My attention was drawn by someone shouting loudly from the rocks above: ‘Graham, Graham!’ I looked up to see the silhouette of someone waving to me. He shouted, ‘Quick, get your fucking arse up here!’ I was jolted into the realization that we were still under mortar or artillery fire. I scrambled up into the Second Bowl to rejoin with Tony and Pete. I recognized the faces of Vincent Bramley, Steve Ratchford and John Skipper from the Machine Gun Platoon. As I reached the position, Vince grabbed my arm and helped me into his bunker. Down in the area I had just left, there were several explosions in quick succession. Vince said, ‘You were fucking lucky there, mate.’
A Company report Pte Ged Bull’s death to the RAP:
20.15hrs (zt): from C/S 1 to C/S 9A: ‘Another fatality, Company Number A 107.’
Pte Mick Carr
At approximately 19.00hrs (zt), we were tasked to go and collect ammunition, rations and water from the resupply point. About halfway we were caught in an artillery or mortar barrage. We all took cover, and after the salvo ended, we picked ourselves up and carried on. At the resupply area, we loaded up with food, ammo or water and made our way back. Once again, we were caught in another barrage. We reached the platoon area and dropped our loads off, then made our way back for a second run. Again, we came under shell fire but this time they fell a lot closer to us. I was hoping that our luck would hold out as we picked up more supplies and began to make our way back.
I was behind Ged Bull, who was carrying a large ration pack, plus a number of individual ration packs stuffed into his smock. We reached the sheep track that ran between the First and Second Bowls. I stopped for a moment to adjust my load and shouted, ‘Hang on, Ged!’ but I don’t think he heard me. Suddenly, a shell dropped really close by; there was a fucking big explosion. I thought, What the fuck was that? I couldn’t hear anything. I was covered in shit. Then a couple more rounds dropped, and then it stopped as suddenly as it had started. I saw Ged lying on the ground. At first I found it hard to take in, like my brain couldn’t absorb what I was seeing, his smock was torn and smoking and he was lying face down.
LCpl Kenny Watt
I climbed up into Pte Paul Audoire’s sentry position, and he turned to me and said, ‘Ged’s dead.’ I said in disbelief, ‘Are you sure?
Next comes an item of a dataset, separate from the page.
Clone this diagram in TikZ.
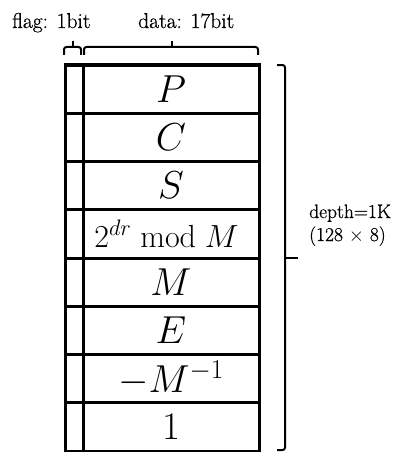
\RequirePackage{fix-cm}
\documentclass[tikz,border=0pt]{standalone}
\usepackage{fontspec}
\newfontfamily\lblfont{Latin Modern Roman}[FakeBold=0.7]
\begin{document}
\begin{tikzpicture}[x=1pt,y=-1pt,
  cell/.style={draw, line width=3pt, minimum height=48.25pt, inner sep=0pt, outer sep=0pt, anchor=north west},
  flagcell/.style={cell, minimum width=18pt},
  datacell/.style={cell, minimum width=176pt, font=\fontsize{39}{41}\selectfont},
  smallcell/.style={datacell, font=\fontsize{32}{34}\selectfont},
  lbl/.style={font=\lblfont\fontsize{21.5}{24}\selectfont, inner sep=0pt},
  rlbl/.style={font=\lblfont\fontsize{19.5}{22}\selectfont, inner sep=0pt, anchor=base west},
  brc/.style={line width=2pt, rounded corners=2.5pt}]
\useasboundingbox (0,0) rectangle (407,452);
% flag column
\node[flagcell] (f1) at (65,65) {};
\node[flagcell] (f2) at (f1.south west) {};
\node[flagcell] (f3) at (f2.south west) {};
\node[flagcell] (f4) at (f3.south west) {};
\node[flagcell] (f5) at (f4.south west) {};
\node[flagcell] (f6) at (f5.south west) {};
\node[flagcell] (f7) at (f6.south west) {};
\node[flagcell] (f8) at (f7.south west) {};
% data column
\node[datacell] (d1) at (f1.north east) {$P$};
\node[datacell] (d2) at (f2.north east) {$C$};
\node[datacell] (d3) at (f3.north east) {$S$};
\node[smallcell] (d4) at (f4.north east) {\hspace*{-9pt}$2^{dr}\bmod M$};
\node[datacell] (d5) at (f5.north east) {$M$};
\node[datacell] (d6) at (f6.north east) {$E$};
\node[datacell] (d7) at (f7.north east) {$-M^{-1}$};
\node[datacell] (d8) at (f8.north east) {$1$};
% top labels
\node[lbl, anchor=base west] (fl) at (12,28) {flag: 1bit};
\node[lbl, anchor=base west] (dl) at (138,28) {data: 17bit};
% top braces
\draw[brc] (64,55) |- (73,47) -| (81,55);
\draw[line width=2pt] (73,48) -- (73,41);
\draw[brc] (84,55) |- (172,47) -| (258,55);
\draw[line width=2pt] (172,48) -- (172,41);
% right brace
\draw[brc] (277,65) -| (285,450) -- (277,450);
\draw[line width=2pt] (284,258) -- (298,258);
% right label
\node[rlbl] (dep) at (309,218) {depth=1K};
\node[rlbl] (cnt) at (309,241) {(128 $\times$ 8)};
\end{tikzpicture}
\end{document}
Where is he?’ He pointed to where Ged’s body lay; I had just run past him, within perhaps 4 feet of him, and I hadn’t even seen him. He was lying in the open and was clearly dead. I told Paul that I would tell the CSM [Alec Munro] and that he should inform Sgt Gerry Carr. On my return, I told CSM Alec Munro of Ged’s death and gave him a rough description of where Ged’s body lay. He then told me to go and get a brew on. I also told Sgt Manfred about what had happened. Pte Bob Taylor made me a brew, but I had only managed a few slurps of tea when Cpl Paddy Barr said, ‘Manny Manfred wants to see you.’
Sgt Manny Manfred
I remember LCpl Kenny Watt returning and telling me that Ged Bull had been killed. I said, ‘What happened?’ He replied, ‘Artillery, over by 2 Platoon’s area.’ I was really saddened by this and asked, ‘Did anyone cover him up?’ and he said, ‘I don’t think so.’ I knew Ged Bull’s body would have to be covered over, and asked Kenny if he would go back and do it. He asked me if somebody else could go. But I said, ‘Kenny, it’s nearly dark, and you know exactly where his body is.’